我正在尝试对包含两列感兴趣的列(event_type和notes)的ALECD数据框应用SMOTE或ADASYN技术,事件类型表示我分解为整数(0-9)的事件类别,并且notes是自由文本列其中描述了事件,我的事件数量不平衡,并且我尝试使用SMOTE或ADASYN解决不平衡问题,预处理过程如下:
with open('2008-01-01-2018-01-01.csv', 'r') as csvfile:
ALECD = pd.read_csv(csvfile, low_memory=False)
print(ALECD.shape)
#Cleaning data ,deleting entries with missing notes and converting event types to number
ALECD = ALECD[pd.notnull(ALECD['notes'])]
print(ALECD.shape)
ALECD['category_id'] = ALECD['event_type'].factorize()[0]
category_id_ALECD = ALECD[['event_type', 'category_id']].drop_duplicates().sort_values('category_id')
category_to_id = dict(category_id_ALECD.values)
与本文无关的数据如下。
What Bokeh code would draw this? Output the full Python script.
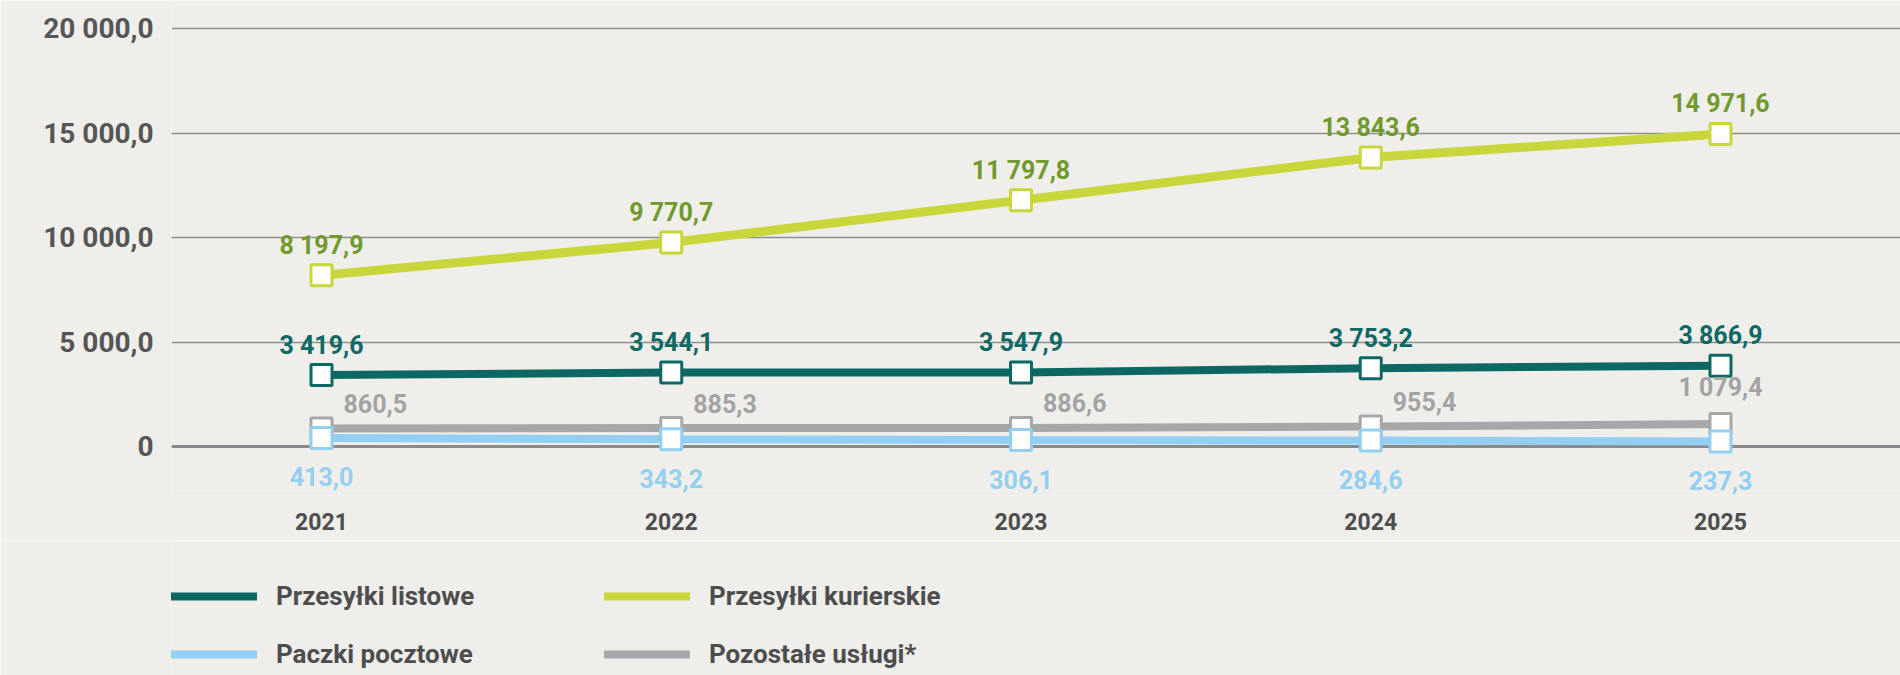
from bokeh.plotting import figure
from bokeh.layouts import column
from bokeh.models import ColumnDataSource, Range1d, FixedTicker, Span, Legend, LegendItem
from bokeh.embed import file_html
from bokeh.resources import INLINE
from bokeh.core.properties import value

# ---------------- data ----------------
years = [2021, 2022, 2023, 2024, 2025]
year_labels = ["2021", "2022", "2023", "2024", "2025"]
listowe = [3419.6, 3544.1, 3547.9, 3753.2, 3866.9]
kurierskie = [8197.9, 9770.7, 11797.8, 13843.6, 14971.6]
paczki = [413.0, 343.2, 306.1, 284.6, 237.3]
pozostale = [860.5, 885.3, 886.6, 955.4, 1079.4]
series_names = ["Przesyłki listowe", "Przesyłki kurierskie", "Paczki pocztowe", "Pozostałe usługi*"]
y_ticks = [0, 5000, 10000, 15000, 20000]
y_tick_labels = ["0", "5 000,0", "10 000,0", "15 000,0", "20 000,0"]


def pl(v):
    return f"{v:,.1f}".replace(",", " ").replace(".", ",")


BG = "#efeeea"
C_TEAL = "#0d6864"
C_LIME = "#c8d63b"
C_LIME_TXT = "#6f9a2b"
C_BLUE = "#92cff2"
C_GRAY = "#a7a7a7"
C_GRAY_TXT = "#a3a3a3"
AX_TXT = "#555555"
FONT = "Roboto"

p = figure(
    width=1900, height=540,
    x_range=Range1d(2020.5711, 2025.5147),
    y_range=Range1d(-2347, 21365),
    output_backend="svg", toolbar_location=None,
    min_border_left=171, min_border_right=0, min_border_top=0, min_border_bottom=45,
)
p.background_fill_color = BG
p.border_fill_color = BG
p.outline_line_color = None

# axes
p.xaxis.ticker = FixedTicker(ticks=years)
p.xaxis.major_label_overrides = dict(zip(years, year_labels))
p.xaxis.axis_line_color = None
p.xaxis.major_tick_line_color = None
p.xaxis.minor_tick_line_color = None
p.xaxis.major_tick_out = 0
p.xaxis.major_label_standoff = 17
p.xaxis.major_label_text_font = FONT
p.xaxis.major_label_text_font_style = "bold"
p.xaxis.major_label_text_font_size = "23px"
p.xaxis.major_label_text_color = "#4d4d4d"

p.yaxis.ticker = FixedTicker(ticks=y_ticks)
p.yaxis.major_label_overrides = dict(zip(y_ticks, y_tick_labels))
p.yaxis.axis_line_color = None
p.yaxis.major_tick_line_color = None
p.yaxis.minor_tick_line_color = None
p.yaxis.major_tick_out = 0
p.yaxis.major_label_standoff = 18
p.yaxis.major_label_text_font = FONT
p.yaxis.major_label_text_font_style = "bold"
p.yaxis.major_label_text_font_size = "28px"
p.yaxis.major_label_text_color = AX_TXT

p.xgrid.visible = False
p.ygrid.ticker = FixedTicker(ticks=y_ticks)
p.ygrid.grid_line_color = "#8e8e8e"
p.ygrid.grid_line_width = 1.5

p.add_layout(Span(location=0, dimension="width", line_color="#8a8a8a",
                  line_width=3, level="underlay"))

series = [
    (series_names[0], listowe, C_TEAL, 8),
    (series_names[1], kurierskie, C_LIME, 9),
    (series_names[2], paczki, C_BLUE, 8),
    (series_names[3], pozostale, C_GRAY, 8),
]

for name, vals, col, lw in [series[1], series[0], series[3], series[2]]:
    p.line(years, vals, line_color=col, line_width=lw, line_cap="round")

for name, vals, col, lw in [series[3], series[2], series[0], series[1]]:
    p.scatter(years, vals, marker="square", size=21, fill_color="white",
              line_color=col, line_width=3)


def add_labels(vals, color, align, xoff, yoff):
    src = ColumnDataSource(dict(
        x=years, y=vals, t=[pl(v) for v in vals],
        align=align, xo=xoff, yo=yoff))
    p.text(x="x", y="y", text="t", source=src, text_align="align",
           x_offset="xo", y_offset="yo", text_baseline="middle",
           text_font=value(FONT), text_font_style="bold",
           text_font_size="25px", text_color=color)


n = len(years)
add_labels(listowe, C_TEAL, ["center"] * n, [0] * n, [-30] * n)
add_labels(kurierskie, C_LIME_TXT, ["center"] * n, [0] * n, [-30] * n)
add_labels(paczki, C_BLUE, ["center"] * n, [0] * n, [39] * n)
add_labels(pozostale, C_GRAY_TXT, ["left"] * (n - 1) + ["center"],
           [22] * (n - 1) + [0], [-25] * (n - 1) + [-36])

# ---------------- legend strip ----------------
pl2 = figure(
    width=1900, height=135, x_range=Range1d(0, 1), y_range=Range1d(0, 1),
    x_axis_type=None, y_axis_type=None,
    output_backend="svg", toolbar_location=None,
    min_border_left=0, min_border_right=0, min_border_top=0, min_border_bottom=0,
)
pl2.background_fill_color = BG
pl2.border_fill_color = BG
pl2.outline_line_color = None

# the series drawn again (outside this strip's visible range) so the legend has glyphs
leg_r = {}
for name, vals, col, lw in series:
    leg_r[name] = pl2.line(years, vals, line_color=col, line_width=8, line_cap="round")

legend = Legend(
    items=[LegendItem(label=nm, renderers=[leg_r[nm]]) for nm in series_names],
    location=(0, 6), orientation="horizontal", ncols=2,
    glyph_width=86, glyph_height=30, label_height=30, label_width=300,
    label_standoff=19, spacing=28, padding=0, margin=0,
    border_line_color=None, background_fill_alpha=0,
    label_text_font=FONT, label_text_font_style="bold",
    label_text_font_size="26px", label_text_color="#4d4d4d",
)
pl2.add_layout(legend, "center")

layout = column(p, pl2, spacing=0)
open("out.html", "w").write(file_html(layout, INLINE))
id_to_category = dict(category_id_ALECD[['category_id', 'event_type']].values)
tfidf = TfidfVectorizer(sublinear_tf=True, min_df=5, norm='l2', encoding='latin-1', ngram_range=(1, 2), stop_words='english')
features = tfidf.fit_transform(ALECD.notes).toarray()
labels = ALECD.category_id
print(features.shape)
X_train, X_test, y_train, y_test = train_test_split(np.array(list(ALECD['notes'])).reshape(-1, 1), \
np.array(list(ALECD['event_type'])).reshape(-1 , 1), random_state=0)
ada = ADASYN()
X_resampled, y_resampled = ada.fit_sample(X_train, y_train)
ValueError: could not convert string to float: 'Pro-Houthi Saba news reported that coalition warplanes launched two air raids on Hodeidah airport on Friday, reportedly causing heavy damage. No fatalities or injuries were reported.'